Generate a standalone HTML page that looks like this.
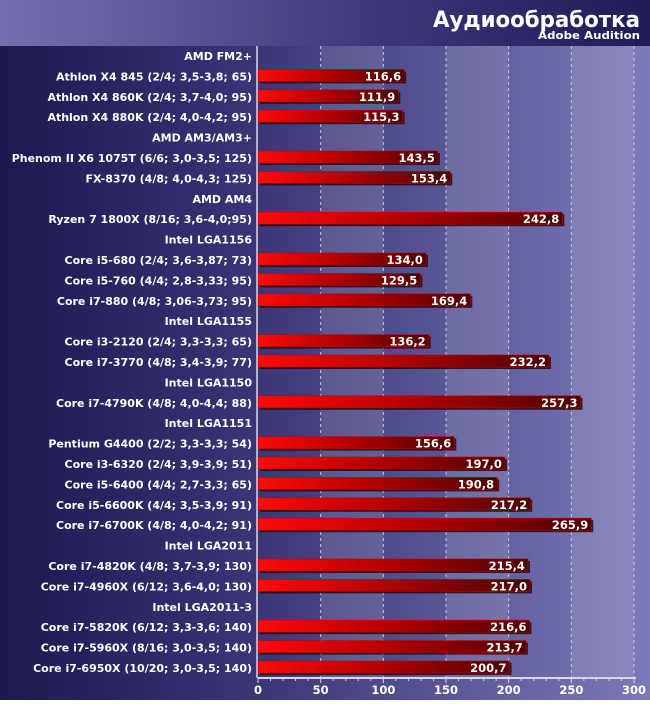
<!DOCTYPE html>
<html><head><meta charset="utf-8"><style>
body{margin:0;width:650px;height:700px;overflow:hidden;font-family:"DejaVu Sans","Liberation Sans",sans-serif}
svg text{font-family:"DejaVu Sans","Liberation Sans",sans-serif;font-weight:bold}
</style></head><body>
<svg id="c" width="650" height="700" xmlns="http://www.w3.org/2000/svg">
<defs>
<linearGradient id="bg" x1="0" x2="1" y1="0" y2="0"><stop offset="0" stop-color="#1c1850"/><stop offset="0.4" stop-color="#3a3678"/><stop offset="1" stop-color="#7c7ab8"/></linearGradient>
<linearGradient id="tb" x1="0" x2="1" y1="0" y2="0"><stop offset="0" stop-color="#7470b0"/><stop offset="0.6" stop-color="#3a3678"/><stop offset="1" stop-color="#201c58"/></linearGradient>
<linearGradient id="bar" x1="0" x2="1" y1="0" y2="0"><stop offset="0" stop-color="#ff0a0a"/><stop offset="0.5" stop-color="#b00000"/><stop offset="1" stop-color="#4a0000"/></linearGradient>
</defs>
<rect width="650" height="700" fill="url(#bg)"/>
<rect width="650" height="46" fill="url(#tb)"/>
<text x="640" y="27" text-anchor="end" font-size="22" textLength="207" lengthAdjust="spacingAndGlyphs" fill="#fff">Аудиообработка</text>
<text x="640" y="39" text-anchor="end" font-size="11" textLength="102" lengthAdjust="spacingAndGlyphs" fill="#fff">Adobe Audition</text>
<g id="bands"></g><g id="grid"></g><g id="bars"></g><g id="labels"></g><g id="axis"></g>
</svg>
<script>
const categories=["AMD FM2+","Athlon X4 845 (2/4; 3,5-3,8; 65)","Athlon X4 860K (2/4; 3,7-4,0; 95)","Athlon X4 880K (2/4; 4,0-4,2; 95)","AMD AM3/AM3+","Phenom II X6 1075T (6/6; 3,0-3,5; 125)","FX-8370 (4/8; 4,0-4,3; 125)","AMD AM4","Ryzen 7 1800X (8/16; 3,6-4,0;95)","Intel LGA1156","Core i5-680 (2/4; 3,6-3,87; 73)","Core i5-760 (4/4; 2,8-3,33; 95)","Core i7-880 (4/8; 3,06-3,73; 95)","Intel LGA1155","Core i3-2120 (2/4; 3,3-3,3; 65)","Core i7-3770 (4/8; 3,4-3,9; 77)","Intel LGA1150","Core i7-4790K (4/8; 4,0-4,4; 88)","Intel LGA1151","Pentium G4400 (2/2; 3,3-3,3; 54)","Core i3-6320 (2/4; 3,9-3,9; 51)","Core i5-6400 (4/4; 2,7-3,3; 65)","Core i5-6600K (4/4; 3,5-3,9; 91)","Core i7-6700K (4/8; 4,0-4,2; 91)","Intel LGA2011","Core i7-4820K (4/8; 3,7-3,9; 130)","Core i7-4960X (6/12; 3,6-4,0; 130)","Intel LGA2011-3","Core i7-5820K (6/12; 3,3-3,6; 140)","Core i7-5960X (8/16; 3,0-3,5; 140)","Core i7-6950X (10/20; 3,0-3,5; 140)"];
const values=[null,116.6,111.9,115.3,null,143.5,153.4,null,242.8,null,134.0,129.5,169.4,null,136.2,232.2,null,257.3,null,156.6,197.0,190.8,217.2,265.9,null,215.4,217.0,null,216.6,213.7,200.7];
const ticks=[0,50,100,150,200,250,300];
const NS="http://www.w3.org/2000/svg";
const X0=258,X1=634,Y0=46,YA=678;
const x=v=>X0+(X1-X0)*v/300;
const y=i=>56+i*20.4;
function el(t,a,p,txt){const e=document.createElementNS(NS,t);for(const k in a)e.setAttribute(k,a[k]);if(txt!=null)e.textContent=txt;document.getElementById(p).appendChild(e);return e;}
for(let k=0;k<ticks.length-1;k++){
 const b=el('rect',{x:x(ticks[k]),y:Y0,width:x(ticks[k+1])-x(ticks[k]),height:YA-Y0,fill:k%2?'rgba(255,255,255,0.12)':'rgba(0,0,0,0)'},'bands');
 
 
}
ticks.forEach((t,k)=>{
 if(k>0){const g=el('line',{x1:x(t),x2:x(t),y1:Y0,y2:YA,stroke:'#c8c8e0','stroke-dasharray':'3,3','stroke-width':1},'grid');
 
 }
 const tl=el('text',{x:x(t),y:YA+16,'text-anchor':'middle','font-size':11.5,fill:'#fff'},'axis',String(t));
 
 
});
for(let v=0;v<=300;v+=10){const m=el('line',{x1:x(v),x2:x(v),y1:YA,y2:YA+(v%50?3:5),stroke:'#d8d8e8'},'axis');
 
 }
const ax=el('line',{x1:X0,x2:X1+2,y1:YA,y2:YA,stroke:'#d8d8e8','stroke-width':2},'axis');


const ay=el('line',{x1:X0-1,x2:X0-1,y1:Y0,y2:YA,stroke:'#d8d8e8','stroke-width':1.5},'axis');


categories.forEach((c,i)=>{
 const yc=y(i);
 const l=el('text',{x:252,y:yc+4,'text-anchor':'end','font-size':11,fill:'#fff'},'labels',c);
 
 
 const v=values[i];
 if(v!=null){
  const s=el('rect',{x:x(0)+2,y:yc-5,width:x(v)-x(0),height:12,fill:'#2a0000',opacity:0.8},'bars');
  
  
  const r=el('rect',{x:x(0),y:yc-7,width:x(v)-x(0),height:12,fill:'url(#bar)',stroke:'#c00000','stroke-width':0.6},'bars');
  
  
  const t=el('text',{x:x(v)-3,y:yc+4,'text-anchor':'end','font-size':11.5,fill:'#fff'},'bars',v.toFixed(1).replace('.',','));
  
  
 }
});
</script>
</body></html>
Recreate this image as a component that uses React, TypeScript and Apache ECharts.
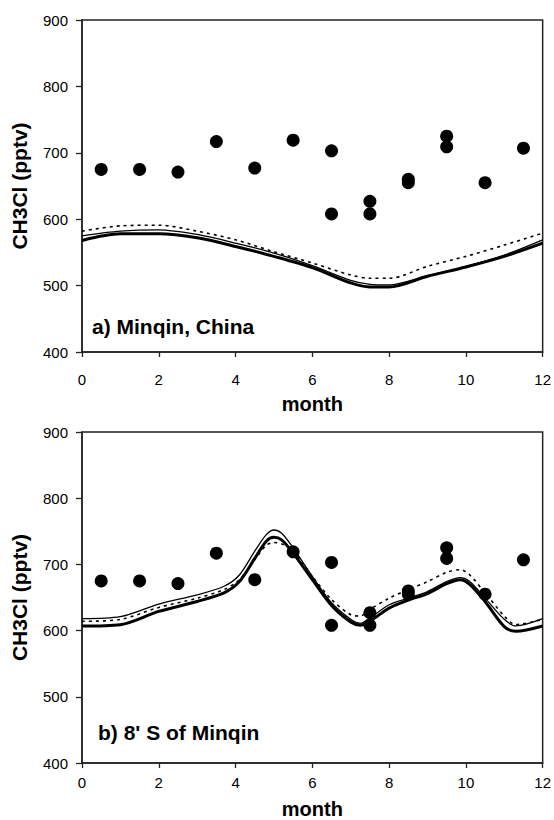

——

* [WHAT IS REQUIRED]
Scan the listing above. Gather each line that contains the word "this".

* [ANSWER BELOW]
Generate a standalone HTML page that looks like this.
Recreate this image as a component that uses React, TypeScript and Apache ECharts.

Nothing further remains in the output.